──────── Stored rows ────────

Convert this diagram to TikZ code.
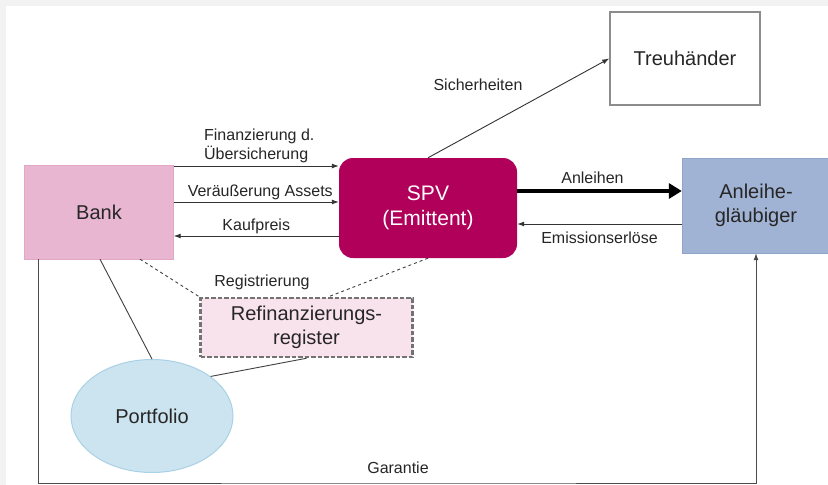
\documentclass[tikz,border=0pt]{standalone}
\usepackage{fontspec}
\setmainfont{Liberation Sans}
\usetikzlibrary{arrows.meta,%
	positioning,%
	shapes.geometric}
\definecolor{bankpink}{HTML}{E8B6D1}
\definecolor{bankline}{HTML}{E2A6C6}
\definecolor{spvred}{HTML}{B0005A}
\definecolor{glblue}{HTML}{A1B3D4}
\definecolor{glline}{HTML}{90A4CA}
\definecolor{regpink}{HTML}{F8E2EC}
\definecolor{portblue}{HTML}{CCE4F0}
\definecolor{portline}{HTML}{A9D1E5}
\definecolor{backgray}{HTML}{F2F2F2}

\begin{document}
\begin{tikzpicture}[x=1pt, y=-1pt, box/.style = {rectangle, inner sep=0pt, align=center, font=\fontsize{20}{24}\selectfont, text=black!85},flow/.style = {draw=black!80, line width=0.9pt, -{Latex[length=7pt,width=5pt]}},link/.style = {draw=black!75, line width=0.9pt},lbl/.style = {font=\fontsize{16}{19}\selectfont, text=black!85, inner sep=2pt}]
	\useasboundingbox (0,0) rectangle (828,485);
	\fill[backgray] (0,0) rectangle (828,485);
	\fill[white] (6,6) rectangle (828,485);
	% boxes
	\node[box, fill=bankpink, draw=bankline, minimum width=149pt, minimum height=94pt] (bank) at (99,212) {Bank};
	\node[box, fill=spvred, text=white, rounded corners=14pt, minimum width=178pt, minimum height=100pt, font=\fontsize{21}{25}\selectfont] (spv) at (428,208) {SPV\\(Emittent)};
	\node[box, fill=glblue, draw=glline, minimum width=148pt, minimum height=95pt] (glaeub) at (756,205.5) {Anleihe-\\gläubiger};
	\node[box, fill=white, draw=black!45, line width=1.5pt, minimum width=150pt, minimum height=93pt] (treu) at (685,58.5) {Treuhänder};
	\node[box, fill=regpink, draw=black!55, line width=2.5pt, dash pattern=on 4.5pt off 2pt, minimum width=212pt, minimum height=59pt] (reg) at (306.5,327.5) {Refinanzierungs-\\register};
	\node[box, ellipse, fill=portblue, draw=portline, line width=1pt, minimum width=162pt, minimum height=113pt] (port) at (152,416) {Portfolio};
	% bank <-> spv
	\draw[flow] ([yshift=46pt]bank.east) -- node[lbl, pos=0, anchor=south west, align=left, xshift=28pt, yshift=1pt] (finlbl) {Finanzierung d.\\Übersicherung} ([yshift=46pt]bank.east -| spv.west);
	\draw[flow] ([yshift=10pt]bank.east) -- node[lbl, above, xshift=4pt] (verlbl) {Veräußerung Assets} ([yshift=10pt]bank.east -| spv.west);
	\draw[flow] ([yshift=-24pt]bank.east -| spv.west) -- node[lbl, above] (kauflbl) {Kaufpreis} ([yshift=-24pt]bank.east);
	% spv <-> glaeubiger
	\draw[draw=black, line width=4pt, -{Triangle[length=13pt,width=15pt]}] ([yshift=17pt]spv.east) -- node[lbl, above, xshift=-7pt, yshift=3pt] (anllbl) {Anleihen} ([yshift=17pt]spv.east -| glaeub.west);
	\draw[flow] ([yshift=-16pt]spv.east -| glaeub.west) -- node[lbl, below, yshift=-5pt] (emilbl) {Emissionserlöse} ([yshift=-16pt]spv.east);
	\draw[flow] (spv.north) -- (treu.west);
	\node[lbl] (sichlbl) at (478,85) {Sicherheiten};
	% register
	\draw[link, dashed] ([xshift=41pt]bank.south) -- (reg.north west);
	\draw[link, dashed] (spv.south) -- ([xshift=22pt]reg.north);
	\node[lbl] (reglbl) at (262,282) {Registrierung};
	\draw[link] ([xshift=1pt]bank.south) -- (port.north);
	\draw[link] (port.34) -- (reg.south);
	% garantie
	\coordinate (garbot) at (400,483);
	\draw[flow, draw=black!70] ([xshift=14pt]bank.south west) |- (garbot) -| (glaeub.south);
	\node[lbl] (garlbl) at (398,468) {Garantie};
\end{tikzpicture}
\end{document}
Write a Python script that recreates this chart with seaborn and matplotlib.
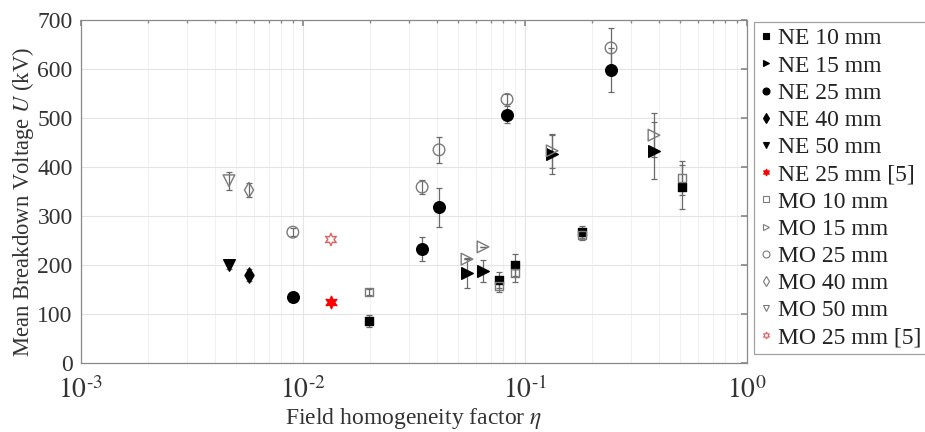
import matplotlib
matplotlib.use("Agg")
import matplotlib.pyplot as plt
from matplotlib.lines import Line2D
from matplotlib.ticker import FixedLocator, LogLocator, NullFormatter, FixedFormatter
import seaborn as sns
import pandas as pd

# ---- data ----
ne10_eta = [0.0198, 0.0764, 0.0902, 0.181, 0.509]
ne10_u = [86, 169, 200, 267, 359]
ne10_err = [12, 16, 22, 12, 45]
mo10_eta = [0.0198, 0.0764, 0.0902, 0.181, 0.509]
mo10_u = [145, 157, 184, 261, 378]
mo10_err = [6, 12, 18, 10, 35]

ne15_eta = [0.0548, 0.0647, 0.1325, 0.381]
ne15_u = [184, 188, 426, 433]
ne15_err = [31, 22, 40, 58]
mo15_eta = [0.0548, 0.0647, 0.1325, 0.381]
mo15_u = [212, 237, 433, 465]
mo15_err = [0, 0, 35, 45]

ne25_eta = [0.0090, 0.0344, 0.041, 0.083, 0.244]
ne25_u = [135, 233, 318, 507, 598]
ne25_err = [5, 25, 40, 18, 44]
mo25_eta = [0.0090, 0.0344, 0.041, 0.083, 0.244]
mo25_u = [267, 359, 435, 538, 643]
mo25_err = [8, 15, 27, 10, 40]

ne40_eta = [0.00571]
ne40_u = [179]
ne40_err = [12]
mo40_eta = [0.00571]
mo40_u = [353]
mo40_err = [14]

ne50_eta = [0.00464]
ne50_u = [200]
ne50_err = [8]
mo50_eta = [0.00464]
mo50_u = [372]
mo50_err = [18]

ne25ref_eta = [0.01336]
ne25ref_u = [125]
mo25ref_eta = [0.01336]
mo25ref_u = [252]

x_ticks = [1e-3, 1e-2, 1e-1, 1e0]
x_tick_labels = ["$10^{\\text{-}3}$", "$10^{\\text{-}2}$", "$10^{\\text{-}1}$", "$10^{0}$"]
y_ticks = [0, 100, 200, 300, 400, 500, 600, 700]
x_label = "Field homogeneity factor $\\eta$"
y_label = "Mean Breakdown Voltage $U$ (kV)"

# ---- style ----
sns.set_theme(style="white")
plt.rcParams["font.family"] = ["Liberation Serif", "DejaVu Serif"]
plt.rcParams["mathtext.fontset"] = "stix"

HEX = (6, 1, 0)
GRAY = "#7a7a7a"
ERRC = "#6a6a6a"
TXT = "#333333"

series = [
    # label, eta, u, err, marker, face, edge, size
    ("NE 10 mm", ne10_eta, ne10_u, ne10_err, "s", "black", "black", 36),
    ("NE 15 mm", ne15_eta, ne15_u, ne15_err, ">", "black", "black", 70),
    ("NE 25 mm", ne25_eta, ne25_u, ne25_err, "o", "black", "black", 70),
    ("NE 40 mm", ne40_eta, ne40_u, ne40_err, "d", "black", "black", 60),
    ("NE 50 mm", ne50_eta, ne50_u, ne50_err, "v", "black", "black", 70),
    ("NE 25 mm [5]", ne25ref_eta, ne25ref_u, None, HEX, "red", "red", 80),
    ("MO 10 mm", mo10_eta, mo10_u, mo10_err, "s", "none", GRAY, 36),
    ("MO 15 mm", mo15_eta, mo15_u, mo15_err, ">", "none", GRAY, 70),
    ("MO 25 mm", mo25_eta, mo25_u, mo25_err, "o", "none", GRAY, 70),
    ("MO 40 mm", mo40_eta, mo40_u, mo40_err, "d", "none", GRAY, 60),
    ("MO 50 mm", mo50_eta, mo50_u, mo50_err, "v", "none", GRAY, 70),
    ("MO 25 mm [5]", mo25ref_eta, mo25ref_u, None, HEX, "none", "#e06060", 80),
]

fig = plt.figure(figsize=(9.25, 4.32), dpi=100)
ax = fig.add_axes([81 / 925, 69 / 432, 666 / 925, 343 / 432])

handles = []
for label, eta, u, err, mk, fc, ec, s in series:
    df = pd.DataFrame({"eta": eta, "U": u})
    if err is not None:
        ax.errorbar(eta, u, yerr=err, fmt="none", ecolor=ERRC, elinewidth=0.9,
                    capsize=2, capthick=0.9, zorder=2)
    sns.scatterplot(data=df, x="eta", y="U", ax=ax, marker=mk, s=s,
                    color=fc if fc != "none" else "white",
                    facecolor=fc, edgecolor=ec, linewidth=1.0, zorder=3,
                    legend=False)
    handles.append(Line2D([], [], linestyle="none", marker=mk,
                          markerfacecolor=fc, markeredgecolor=ec,
                          markeredgewidth=0.8, markersize=5, label=label))

ax.set_xscale("log")
ax.set_xlim(1e-3, 1)
ax.set_ylim(0, 700)
ax.set_yticks(y_ticks)
ax.xaxis.set_major_locator(FixedLocator(x_ticks))
ax.xaxis.set_major_formatter(FixedFormatter(x_tick_labels))
ax.xaxis.set_minor_locator(LogLocator(base=10, subs=range(2, 10), numticks=10))
ax.xaxis.set_minor_formatter(NullFormatter())

ax.grid(True, which="major", color="#e4e4e4", linewidth=0.8)
ax.grid(True, which="minor", axis="x", color="#eeeeee", linewidth=0.6)
ax.set_axisbelow(True)

for sp in ax.spines.values():
    sp.set_color("#8a8a8a")
    sp.set_linewidth(0.9)

ax.tick_params(which="both", direction="in", top=True, right=True,
               colors="#8a8a8a", labelcolor=TXT)
ax.tick_params(which="major", length=4)
ax.tick_params(which="minor", length=2.5)
ax.tick_params(axis="y", labelsize=17, pad=6)
ax.tick_params(axis="x", labelsize=20, pad=10)

ax.set_xlabel(x_label, fontsize=17, color=TXT)
ax.set_ylabel(y_label, fontsize=16.3, color=TXT)
ax.xaxis.set_label_coords(0.5, -0.125)
ax.yaxis.set_label_coords(-0.067, 0.47)

leg = fig.legend(handles=handles, loc="upper left",
                 bbox_to_anchor=(754 / 925, 1 - 22 / 432),
                 fontsize=17, frameon=True, fancybox=False,
                 handlelength=0.5, handletextpad=0.25, labelspacing=0.24,
                 borderpad=0.25, borderaxespad=0)
leg.get_frame().set_edgecolor("#8a8a8a")
leg.get_frame().set_linewidth(0.9)
for t in leg.get_texts():
    t.set_color("#222222")

fig.savefig("out.png", dpi=100)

────────

The problem:
Filter the listing for the word "seaborn" and copy every line that holds it.

Expected output:
Write a Python script that recreates this chart with seaborn and matplotlib.
import seaborn as sns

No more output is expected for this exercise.